South Louisiana has centuries of colorful and sometimes dark history. New Orleans is the most unique city in America, and the French Quarter is at the same time beautiful and ghostly.
I visited several times while working on Die Again, walking the streets of the Quarter with a sheaf filled with notes and stories. I was looking for truly haunted buildings and homes, and my search was fruitful beyond imagination. There are literally dozens of spots that are well-known sites of paranormal activity.

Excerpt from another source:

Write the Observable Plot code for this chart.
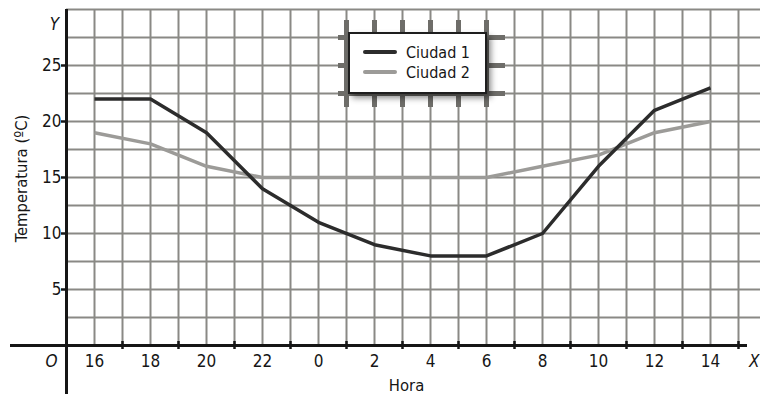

While browsing in a dusty second-hand bookstore, I found a book called Haunted City: An Unauthorized Guide to the Magical, Magnificent New Orleans of Anne Rice by Joy Dickinson. I’ve never been a fan of vampires, and so I’ve never read one of Rice’s books. That said, Haunted City is a must for those who love the supernatural, Anne Rice fans or not. I bought the book for background and insight into the haunted places of New Orleans, and that’s exactly what I got.
Dickinson wrote the book in 1995 (it’s been revised and updated since). It’s filled with fascinating tales and histories not only of places in Anne Rice’s novels, but also many others that aren’t. The book I bought is twenty-five years old, but except for some understandably outdated hotel and restaurant recommendations, even this early edition is as timely as today. That’s because when you’re describing buildings built in the eighteenth and nineteenth centuries, the history and folklore don’t change much.
Anne Rice is a New Orleans native and lives there in a house featured in her novels. Her characters roam (and fly over) the old streets, cemeteries and mansions. Rice fans will be enthralled to learn how many of the spooky venues in her books actually exist…and really are haunted.
Take this book with you on a walking tour of the Quarter. It’s full of places, pictures and even addresses to help you find everything. The author does a wonderful job explaining the legends and history of the most popular “ghostly” sites in the French Quarter, the Uptown district and even the stately antebellum plantation homes outside of town.
If you love New Orleans as I do, I think you’ll enjoy this book. And be careful — you may become an Anne Rice fan. It happened to me; I’m reading The Witching Hour, and I’ve downloaded the movie Interview with the Vampire, starring Brad Pitt and Tom Cruise.